Outro momento bastante positivo é o fechamento do curta (bastante inesperado, em minha opinião), que surtiu um efeito bem pronunciado em mim. Isso também se dá – como ficará evidente para quem assistir ao filme – por conta do nosso investimento com a protagonista que, por mais que seja genérica por boa parte do tempo, sustenta bem a nossa torcida (ela vai conseguir o que quer ou não?). O fato de ela ser posicionada como uma menina meiga, fofinha, decidida e aparentemente excluída também ajuda, claro – e poderia ser até um roubo da diretora para nos conquistar. Mas isso não se concretiza a partir do momento em que a protagonista ganha novas camadas na virada para o terceiro ato e se prova, em certa medida, egoísta e mal-agradecida.

Mas, afinal, ela se trata de uma criança, e então fica difícil imputar culpa às suas ações (e eu acredito que essa seja mesmo a palavra) infantis. O que se tem, portanto, é mais do que uma única camada e, felizmente, isso também se aplica à fada. Algoz da protagonista, nós entendemos o seu sofrimento a partir do momento em que é sugerido que ela estivera na mesma posição que a menina e cometera os mesmos erros. O “monstro” aqui é o ciclo interminável – e que sabe-se lá como começou (a velhinha também era uma bailarina?) – que esta caixinha maldita proporciona. E descrevo o ciclo como interminável porque, de novo: que criança poderia vencê-lo, sendo seus atos essencialmente infantis?

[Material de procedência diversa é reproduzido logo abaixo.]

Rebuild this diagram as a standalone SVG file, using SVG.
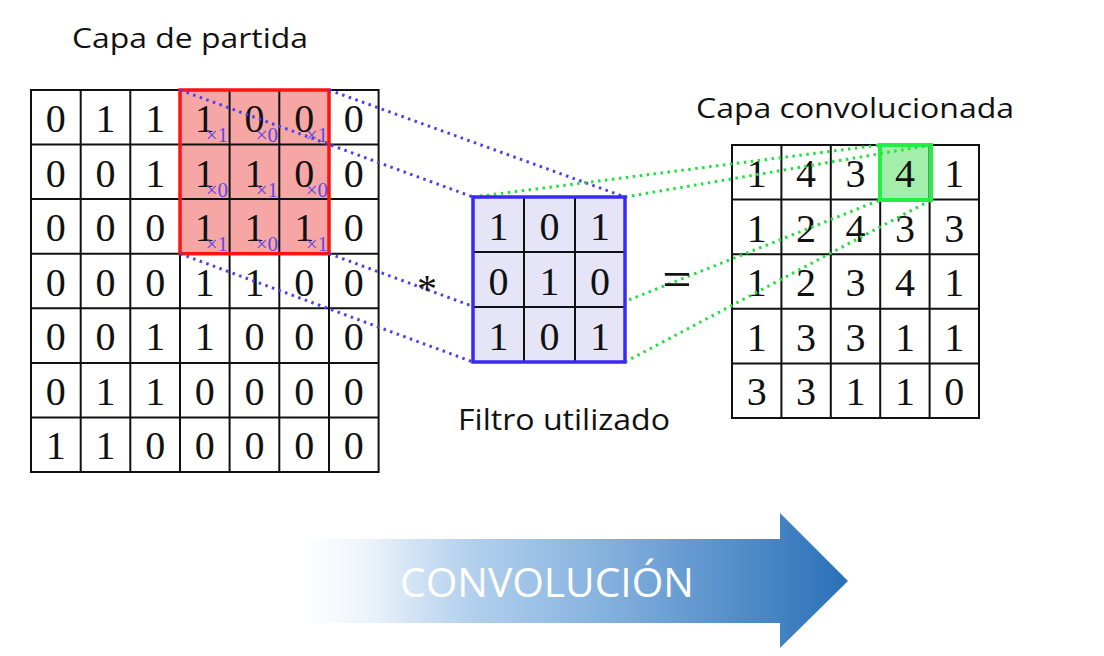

O efeito proposto de horror se solidifica, então, na condução da própria narrativa (os já citados setups e payoffs), que dá pistas quanto à tragédia que vai se suceder (no olhar da idosa, por exemplo), mas nunca abandona o seu mistério por completo. Isso se reflete, inclusive, na forma com que tudo é contado: o calendário com um dia especial marcado; o relógio e o olhar reprovador que denuncia um atraso; o gesto de gratidão da menina e a subsequente ira da fada, que são construídos juntos e bem amarrados no clímax. Tudo isso contribui para que sintamos o poder dos contos sem atentar contra a possibilidade de se fazer algo novo.

E com isso eu não quero dizer que esta obra é revolucionária, de forma alguma (a Pixar já fez algo bem parecido com essa proposta há não muitos anos atrás em Alma, por exemplo). A própria noção de dar uma guinada inversa no que se espera de um conto de fadas tem em Tolkien, talvez, o seu maior escritor. Mas esse não é o ponto. O que destaco aqui é essa execução bem-feita de uma ideia fresca para o cinema nacional. De novo: eu não achei o filme perfeito, mas gostei bastante do que vi, e quero ver os projetos futuros de do Monte. Ela não dá um passo maior que as pernas e nem apresenta pretensões desmedidas em Caixinha de Música. Não. Ela faz o simples com uma primazia impressionante e, às vezes, esse é o mais difícil de se fazer.

Talvez eu seja suspeito para elogiar esta obra porque estudo o fantástico de perto e sou um fã declarado da estrutura arquetípica enquanto forma. Mas, se for o caso de eu estar cometendo algum excesso, convido a todos para assistirem à Caixinha de Música e me expor isso. Até lá, fico pensando nesse conto macabro que me fora apresentado – e matutando se seria possível ou não (e como, caso em caso positivo) a maldição retratada poderia ser quebrada.